▶ WHAT IS BEING ASKED
Say how many lines hold the string "this", and nothing more.

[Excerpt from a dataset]
------------------------------------------------------------
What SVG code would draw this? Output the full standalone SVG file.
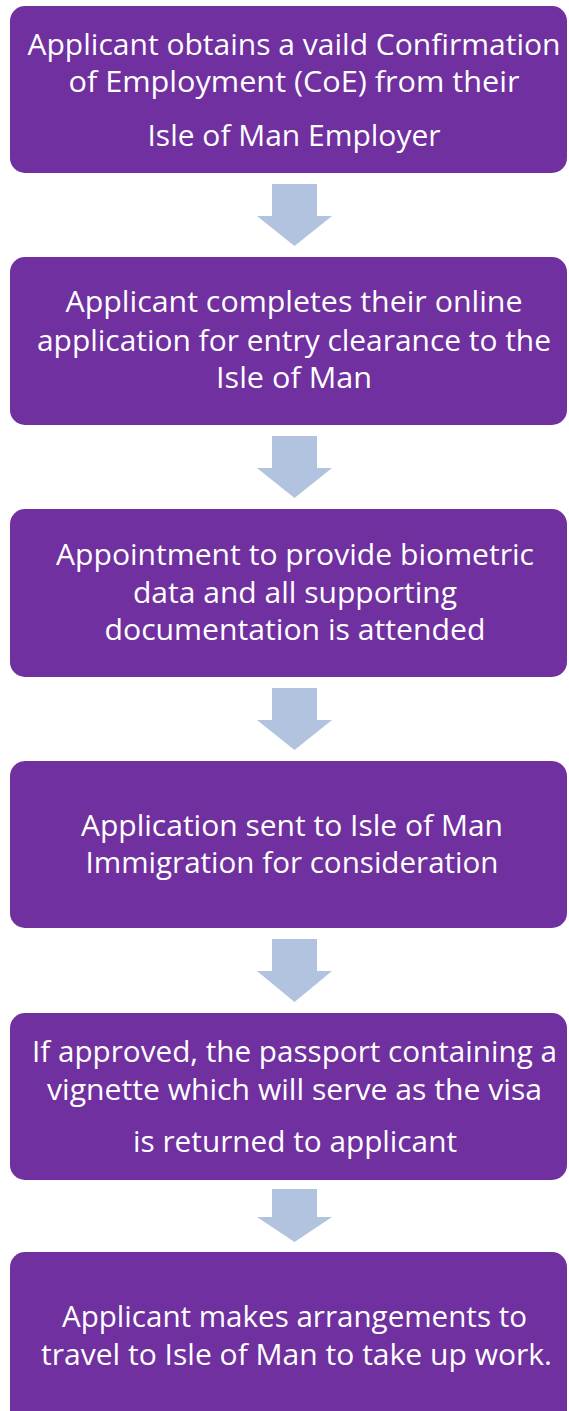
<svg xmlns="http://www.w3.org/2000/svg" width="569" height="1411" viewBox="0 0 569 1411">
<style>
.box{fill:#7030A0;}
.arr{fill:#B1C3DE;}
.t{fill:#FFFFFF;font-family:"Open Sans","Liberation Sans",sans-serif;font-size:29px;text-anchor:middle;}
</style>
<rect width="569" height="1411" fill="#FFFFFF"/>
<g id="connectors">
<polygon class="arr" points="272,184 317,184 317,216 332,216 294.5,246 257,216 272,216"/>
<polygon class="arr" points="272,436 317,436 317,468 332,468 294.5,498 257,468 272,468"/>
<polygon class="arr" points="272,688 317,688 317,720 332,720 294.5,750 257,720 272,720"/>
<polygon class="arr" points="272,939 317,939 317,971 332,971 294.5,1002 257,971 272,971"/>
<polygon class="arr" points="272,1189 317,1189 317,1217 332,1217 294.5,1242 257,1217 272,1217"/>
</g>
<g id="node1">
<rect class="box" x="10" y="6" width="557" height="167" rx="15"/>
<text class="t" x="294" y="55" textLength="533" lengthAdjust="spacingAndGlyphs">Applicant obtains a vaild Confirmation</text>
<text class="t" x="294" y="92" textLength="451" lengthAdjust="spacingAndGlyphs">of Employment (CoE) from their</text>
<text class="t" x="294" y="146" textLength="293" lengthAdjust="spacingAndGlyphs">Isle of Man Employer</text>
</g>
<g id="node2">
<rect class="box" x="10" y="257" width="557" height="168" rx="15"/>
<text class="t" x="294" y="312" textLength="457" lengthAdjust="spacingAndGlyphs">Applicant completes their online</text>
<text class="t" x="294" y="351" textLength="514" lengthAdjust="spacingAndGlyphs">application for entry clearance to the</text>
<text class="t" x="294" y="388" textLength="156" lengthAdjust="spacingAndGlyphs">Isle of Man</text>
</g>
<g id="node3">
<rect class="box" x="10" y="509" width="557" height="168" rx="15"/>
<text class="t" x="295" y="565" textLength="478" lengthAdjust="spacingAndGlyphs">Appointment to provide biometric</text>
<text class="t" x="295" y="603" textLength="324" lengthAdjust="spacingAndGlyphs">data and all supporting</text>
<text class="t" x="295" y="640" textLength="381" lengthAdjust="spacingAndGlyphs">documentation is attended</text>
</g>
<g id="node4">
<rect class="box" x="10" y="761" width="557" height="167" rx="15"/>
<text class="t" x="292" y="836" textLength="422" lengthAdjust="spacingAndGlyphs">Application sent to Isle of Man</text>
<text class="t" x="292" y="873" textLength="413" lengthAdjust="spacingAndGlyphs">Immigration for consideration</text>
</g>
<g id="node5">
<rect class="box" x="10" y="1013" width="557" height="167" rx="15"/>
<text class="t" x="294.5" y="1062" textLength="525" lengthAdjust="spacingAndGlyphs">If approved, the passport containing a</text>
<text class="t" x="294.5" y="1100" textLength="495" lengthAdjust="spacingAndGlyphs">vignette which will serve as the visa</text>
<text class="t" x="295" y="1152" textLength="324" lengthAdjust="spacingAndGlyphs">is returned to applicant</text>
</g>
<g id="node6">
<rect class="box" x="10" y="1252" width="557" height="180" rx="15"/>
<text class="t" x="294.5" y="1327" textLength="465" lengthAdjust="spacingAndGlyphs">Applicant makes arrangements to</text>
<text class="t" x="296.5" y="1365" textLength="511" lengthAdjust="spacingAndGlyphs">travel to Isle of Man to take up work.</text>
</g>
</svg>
------------------------------------------------------------
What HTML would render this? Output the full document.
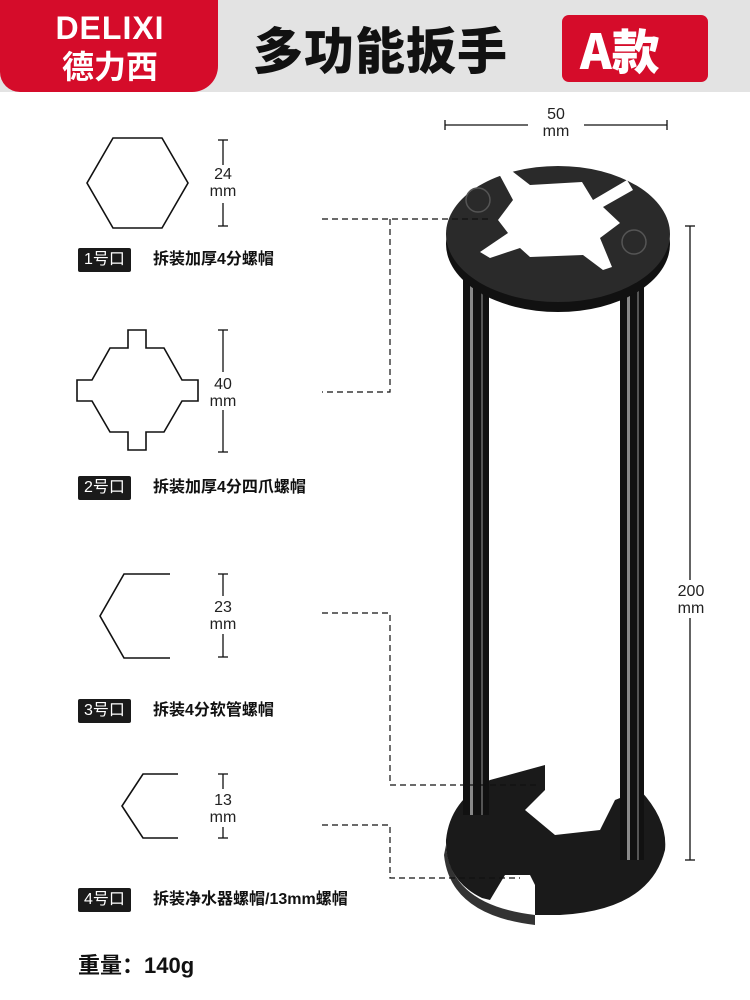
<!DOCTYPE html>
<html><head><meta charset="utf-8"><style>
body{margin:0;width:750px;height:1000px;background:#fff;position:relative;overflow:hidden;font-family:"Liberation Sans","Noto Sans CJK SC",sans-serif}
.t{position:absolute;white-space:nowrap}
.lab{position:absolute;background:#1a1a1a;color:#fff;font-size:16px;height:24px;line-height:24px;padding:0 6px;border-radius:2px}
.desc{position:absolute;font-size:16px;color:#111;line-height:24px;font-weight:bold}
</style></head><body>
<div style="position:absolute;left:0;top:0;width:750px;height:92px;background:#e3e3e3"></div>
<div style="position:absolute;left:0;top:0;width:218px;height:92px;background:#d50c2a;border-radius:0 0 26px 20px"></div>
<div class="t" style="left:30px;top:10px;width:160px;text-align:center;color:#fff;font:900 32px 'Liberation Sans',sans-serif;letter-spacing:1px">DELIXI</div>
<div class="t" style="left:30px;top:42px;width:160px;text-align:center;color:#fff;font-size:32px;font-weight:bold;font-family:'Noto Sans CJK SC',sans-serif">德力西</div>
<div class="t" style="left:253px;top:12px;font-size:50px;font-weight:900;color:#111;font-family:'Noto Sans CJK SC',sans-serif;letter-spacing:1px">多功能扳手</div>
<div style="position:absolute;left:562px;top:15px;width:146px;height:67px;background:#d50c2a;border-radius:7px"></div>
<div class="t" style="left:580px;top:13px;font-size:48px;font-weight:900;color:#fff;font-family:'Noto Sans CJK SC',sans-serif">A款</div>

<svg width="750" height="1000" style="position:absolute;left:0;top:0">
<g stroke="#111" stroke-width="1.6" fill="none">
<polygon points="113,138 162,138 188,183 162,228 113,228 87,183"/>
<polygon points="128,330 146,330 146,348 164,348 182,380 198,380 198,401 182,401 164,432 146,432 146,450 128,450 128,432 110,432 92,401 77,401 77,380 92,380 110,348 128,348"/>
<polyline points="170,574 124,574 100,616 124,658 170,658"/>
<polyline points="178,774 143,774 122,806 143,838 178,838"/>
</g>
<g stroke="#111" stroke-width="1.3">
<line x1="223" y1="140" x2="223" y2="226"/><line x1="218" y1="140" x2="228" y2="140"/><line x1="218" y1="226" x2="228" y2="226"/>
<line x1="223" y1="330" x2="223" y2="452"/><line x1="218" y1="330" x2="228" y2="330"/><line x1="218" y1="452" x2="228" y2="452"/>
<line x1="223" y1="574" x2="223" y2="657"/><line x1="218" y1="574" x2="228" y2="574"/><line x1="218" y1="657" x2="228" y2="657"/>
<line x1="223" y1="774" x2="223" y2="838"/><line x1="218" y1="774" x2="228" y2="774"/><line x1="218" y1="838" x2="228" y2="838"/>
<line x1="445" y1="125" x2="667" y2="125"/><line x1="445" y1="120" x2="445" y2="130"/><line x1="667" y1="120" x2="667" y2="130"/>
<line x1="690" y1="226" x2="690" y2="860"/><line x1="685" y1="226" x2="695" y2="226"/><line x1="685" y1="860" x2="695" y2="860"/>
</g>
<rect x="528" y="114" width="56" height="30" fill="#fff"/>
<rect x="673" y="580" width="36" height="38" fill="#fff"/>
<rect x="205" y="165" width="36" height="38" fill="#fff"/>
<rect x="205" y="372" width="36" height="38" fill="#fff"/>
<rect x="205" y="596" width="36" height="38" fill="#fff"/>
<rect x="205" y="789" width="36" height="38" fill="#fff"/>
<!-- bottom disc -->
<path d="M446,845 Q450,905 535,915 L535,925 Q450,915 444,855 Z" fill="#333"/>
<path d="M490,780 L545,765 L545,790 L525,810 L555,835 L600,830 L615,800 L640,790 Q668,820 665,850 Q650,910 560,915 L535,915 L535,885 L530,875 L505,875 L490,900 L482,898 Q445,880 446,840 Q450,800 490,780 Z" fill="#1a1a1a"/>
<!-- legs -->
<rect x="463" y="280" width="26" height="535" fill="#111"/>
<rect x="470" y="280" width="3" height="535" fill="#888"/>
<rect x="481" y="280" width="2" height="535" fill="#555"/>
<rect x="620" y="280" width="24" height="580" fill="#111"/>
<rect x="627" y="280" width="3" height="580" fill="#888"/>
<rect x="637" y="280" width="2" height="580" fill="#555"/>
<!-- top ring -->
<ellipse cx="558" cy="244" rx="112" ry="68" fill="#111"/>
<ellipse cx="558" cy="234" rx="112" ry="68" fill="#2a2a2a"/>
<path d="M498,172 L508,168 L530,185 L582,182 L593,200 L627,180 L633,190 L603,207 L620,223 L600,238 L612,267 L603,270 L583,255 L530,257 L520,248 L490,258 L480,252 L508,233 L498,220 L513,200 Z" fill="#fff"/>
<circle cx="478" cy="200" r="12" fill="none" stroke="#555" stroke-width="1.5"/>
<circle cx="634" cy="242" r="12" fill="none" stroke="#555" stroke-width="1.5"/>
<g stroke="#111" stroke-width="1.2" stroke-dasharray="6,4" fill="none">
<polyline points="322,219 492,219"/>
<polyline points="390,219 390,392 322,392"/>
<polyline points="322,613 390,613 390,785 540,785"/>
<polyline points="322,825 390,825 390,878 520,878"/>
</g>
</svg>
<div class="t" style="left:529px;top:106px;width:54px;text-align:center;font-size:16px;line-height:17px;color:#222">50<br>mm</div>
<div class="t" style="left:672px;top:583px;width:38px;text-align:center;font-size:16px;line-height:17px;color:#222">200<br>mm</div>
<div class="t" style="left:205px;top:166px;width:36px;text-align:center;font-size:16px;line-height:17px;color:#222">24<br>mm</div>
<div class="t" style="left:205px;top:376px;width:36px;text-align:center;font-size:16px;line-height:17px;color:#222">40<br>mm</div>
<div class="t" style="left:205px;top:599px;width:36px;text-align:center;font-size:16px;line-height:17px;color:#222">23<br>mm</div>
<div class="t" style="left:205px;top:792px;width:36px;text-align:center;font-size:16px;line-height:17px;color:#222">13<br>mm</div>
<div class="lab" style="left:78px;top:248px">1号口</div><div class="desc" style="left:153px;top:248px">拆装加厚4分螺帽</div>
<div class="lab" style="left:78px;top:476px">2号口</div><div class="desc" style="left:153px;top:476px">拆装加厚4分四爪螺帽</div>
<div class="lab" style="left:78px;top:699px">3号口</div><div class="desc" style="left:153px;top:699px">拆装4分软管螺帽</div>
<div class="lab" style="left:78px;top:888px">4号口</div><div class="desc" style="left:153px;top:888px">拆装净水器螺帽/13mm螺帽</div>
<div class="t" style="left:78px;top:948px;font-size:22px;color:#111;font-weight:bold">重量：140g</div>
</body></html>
------------------------------------------------------------
▶ EXPECTED ANSWER
2